TRIBUNNEWS.COM, JAKARTA - Penuntasan kasus mega korupsi proyek Kartu Tanda Penduduk (KTP) Elektronik atau e-KTP menjadi pertaruhan besar bagi Pemerintahan Presiden dan Wakil Presiden Joko Widodo (Jokowi)-Jusuf Kalla (JK).
Ini karena mereka yang disangka ikut menikmati Rp 21,3 triliun anggaran e-KTP yang dikorupsi tidak hanya melibatkan pejabat di Kementerian Dalam Negeri dan politisi dari partai politik di pemerintahan di masa lalu, tapi juga dari parpol yang saat ini berkuasa.
Baca: Terdakwa Kasus Korupsi e-KTP Dikenal Dermawan dan Rajin Beribadah
Baca: Alasan Blanko Habis, Faktanya Banyak Pejabat Terindikasi Korupsi E-KTP
Karena kasus korurpsi yang menyeret banyak nama politikus dari parpol pendukung pemerintah ini, akan sangat positif bagi upaya pembersihan dari orang korup yang masuk pada dinamika politik maupun pemerintahan.
"Bagi Pemerintahan Jokowi-JK seharusnya positif yaitu dibersihkan dari orang korup dalam pemerintahannya," ujar pakar hukum Tindak Pidana Pencucian Uang (TPPU), Yenti Garnasih kepada Tribunnews.com, Minggu (12/3/2017).
Karena itu dia berharap KPK bertindak cepat mengusut dan menyelesaikan kasus ini.
Dalam surat dakwaan, disebut sejumlah nama yang menerima aliran dana e-KTP yang dikorupsi maka tentu harus di tindak-lanjut.
Dalam sesi pembuktian tentu akan tampak, apakah dakwaan JPU cukup bukti aliran dana pada sejumlah orang tersebut.
"Tentu KPK tidak sembarangan menyebutkan dalam dakwaan bahwa ada aliran dana dari proyek e-KTP ke sejumlah orang dan sekaligus menyebutkan siapa yang mengalirkan," tegas dosen hukum pidana di Universitas Trisakti ini.
Dia menambahkan, jika melihat konstruksi perbuatan seperti tercantum dalam dakwaan dan jumlahnya fix (angkanya jelas) maka bisa diyakini JPU memiliki bukti kuat.

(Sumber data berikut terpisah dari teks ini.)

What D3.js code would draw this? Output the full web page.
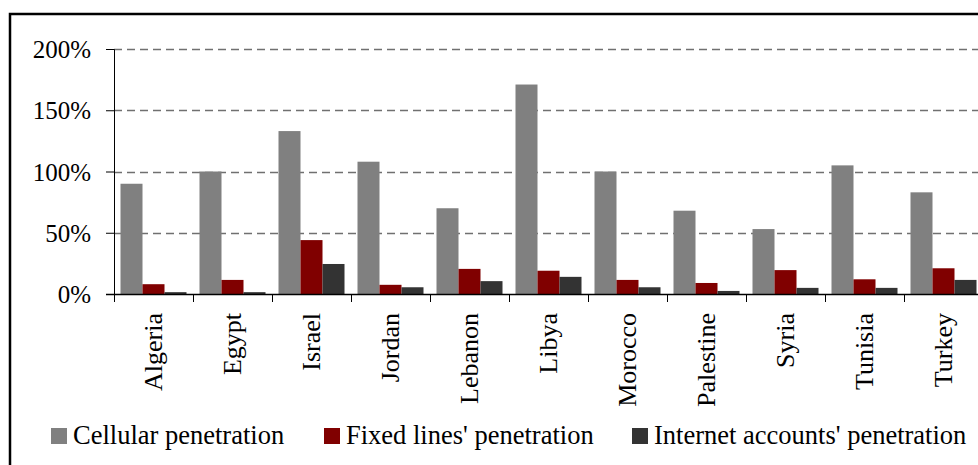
<!DOCTYPE html>
<html>
<head>
<meta charset="utf-8">
<script src="https://cdn.jsdelivr.net/npm/d3@7"></script>
<style>
  body { margin: 0; background: #fff; }
  svg text { font-family: "Liberation Serif", "Times New Roman", serif; fill: #000; }
</style>
</head>
<body>
<svg id="svg1" width="978" height="465"></svg>
<script>
"use strict";

// data (percent)
let countries = ["Algeria", "Egypt", "Israel", "Jordan", "Lebanon", "Libya", "Morocco", "Palestine", "Syria", "Tunisia", "Turkey"];
let cellular = [90, 100, 133, 108, 70, 171, 100, 68, 53, 105, 83];
let fixedLines = [8, 11.5, 44, 7.5, 20.5, 19, 11.5, 9, 19.5, 12, 21];
let internet = [1.5, 1.5, 24.5, 5.5, 10.5, 14, 5.5, 2.5, 5, 5, 11.5];
let yTicks = [0, 50, 100, 150, 200];

let subgroups = ["cellular", "fixed", "internet"];
let LABELS = ["Cellular penetration", "Fixed lines' penetration", "Internet accounts' penetration"];
let COLORS = ["#808080", "#800000", "#333333"];

let data = countries.map((c, i) => ({
    country: c,
    cellular: cellular[i],
    fixed: fixedLines[i],
    internet: internet[i]
}));

let svg = d3.select("#svg1");

// outer frame (runs past the right and bottom edges like the original)
svg.append("rect").attr("x", 10).attr("y", 14).attr("width", 1000).attr("height", 500)
    .attr("fill", "none").attr("stroke", "#000").attr("stroke-width", 2.5);

let marginLeft = 114, marginTop = 49;
let width = 869, height = 245;

let x = d3.scaleBand().domain(countries).range([0, width]).padding(0);
let y = d3.scaleLinear().domain([0, 200]).range([height, 0]);
let xSubgroup = d3.scaleBand().domain(subgroups).range([6.5, x.bandwidth() - 6.5]).padding(0);
let color = d3.scaleOrdinal().domain(subgroups).range(COLORS);

let g = svg.append("g").attr("transform", `translate(${marginLeft},${marginTop})`);

// dashed gridlines
g.selectAll(".grid").data(yTicks.filter(d => d > 0)).enter().append("line")
    .attr("x1", 0).attr("x2", width)
    .attr("y1", d => Math.round(y(d)) + 0.5).attr("y2", d => Math.round(y(d)) + 0.5)
    .attr("stroke", "#707070").attr("stroke-width", 1.3).attr("stroke-dasharray", "8,5");

// bars
g.selectAll(".bar").data(data).enter().append("g")
    .attr("transform", d => `translate(${x(d.country)},0)`)
    .selectAll("rect")
    .data(d => subgroups.map(key => ({ key: key, value: d[key] })))
    .enter().append("rect")
    .attr("x", d => xSubgroup(d.key))
    .attr("y", d => y(d.value))
    .attr("width", xSubgroup.bandwidth())
    .attr("height", d => height - y(d.value))
    .attr("fill", d => color(d.key));

// y axis
let yAxis = g.append("g").attr("class", "axis axis-y")
    .call(d3.axisLeft(y).tickValues(yTicks).tickSize(8).tickPadding(15).tickFormat(d => d + "%"));
yAxis.select(".domain").attr("stroke", "#000");
yAxis.selectAll(".tick line").attr("stroke", "#000");
yAxis.selectAll(".tick text").style("font-size", "25px").attr("dy", "0.34em");

// x axis: ticks at band boundaries
let xAxisG = g.append("g").attr("transform", `translate(0,${height})`);
xAxisG.append("line").attr("x1", -8).attr("x2", width).attr("y1", 0.5).attr("y2", 0.5)
    .attr("stroke", "#000").attr("stroke-width", 1.5);
xAxisG.selectAll(".xt").data(countries).enter().append("line")
    .attr("x1", d => Math.round(x(d)) + 0.5).attr("x2", d => Math.round(x(d)) + 0.5)
    .attr("y1", 0).attr("y2", 8).attr("stroke", "#000");
xAxisG.selectAll(".xl").data(countries).enter().append("text")
    .attr("transform", d => `translate(${x(d) + x.bandwidth() / 2},19) rotate(-90)`)
    .attr("text-anchor", "end").attr("dy", "0.34em")
    .style("font-size", "26px")
    .text(d => d);

// legend
let legX = [51, 324, 632];
let legend = svg.selectAll(".legend").data(subgroups).enter().append("g")
    .attr("transform", (d, i) => `translate(${legX[i]},428)`);
legend.append("rect").attr("width", 16).attr("height", 16).attr("fill", color);
legend.append("text").attr("x", 22).attr("y", 16).style("font-size", "26.5px")
    .text((d, i) => LABELS[i]);
</script>
</body>
</html>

"KPK nampaknya fokus pada tersangka yang lebih kuat buktinya terlebih dulu, baru dilakukan pengembangan setelah ada kemajuan dalam proses persidangan. Semua ini kalau buktinya ada," katanya.
"Siapapun, tidak peduli nama besar nama kecil, kalau ada bukti ikut menerima aliran dana proyek E KTP maka harus diproses. Berkaitan dengan pejabat eksekutif maupun legislatif hal itu seharusnya tidak menyurutkan untuk percepatan penuntasan kasus ini," tegasnya.
Menurutnya, upaya penuntasan kasus ini positif bagi upaya pembersihan orang-orang korup yang saat ini berada di parpol maupun pemerintahan.
Sementara, itu mantan Ketua Mahkamah Konstitusi (MK) Republik Indonesia Mahfud MD mengingatkan aparat penegak hukum agar tidak terpengaruh situasi politik dalam menangani kasus korupsi e-KTP.
Proses hukum, harus dilanjutkan sampai tuntas tanpa memandang siapa yang terlibat di dalamnya, termasuk jangan sampai baru diungkap setelah Pilkada selesai atau bertujuan untuk mengamankan agar Pemilu 2019 mendatang berjalan lancar.
"Hukum tidak boleh tergantung situasi politik. Proses harus terus dijalankan," kata Mahfud MD saat menghadiri Seminar Nasional Madura menjadi Provinsi di Pamekasan, Sabtu (12/3/2017) malam.
Pria kelahiran Sampang, Madura, ini menambahkan, aparat hukum yang lain harus membantu Komisi Pemberantasan Korupsi (KPK) sebaik-baiknya tanpa harus menghadang dan menghambat secara psikologis dan secara politis.
"KPK agar segera meningkatkan dari penyelidikan kepada penyidikan karena saya melihatnya dua alat bukti sudah dikantongi KPK," ungkapnya.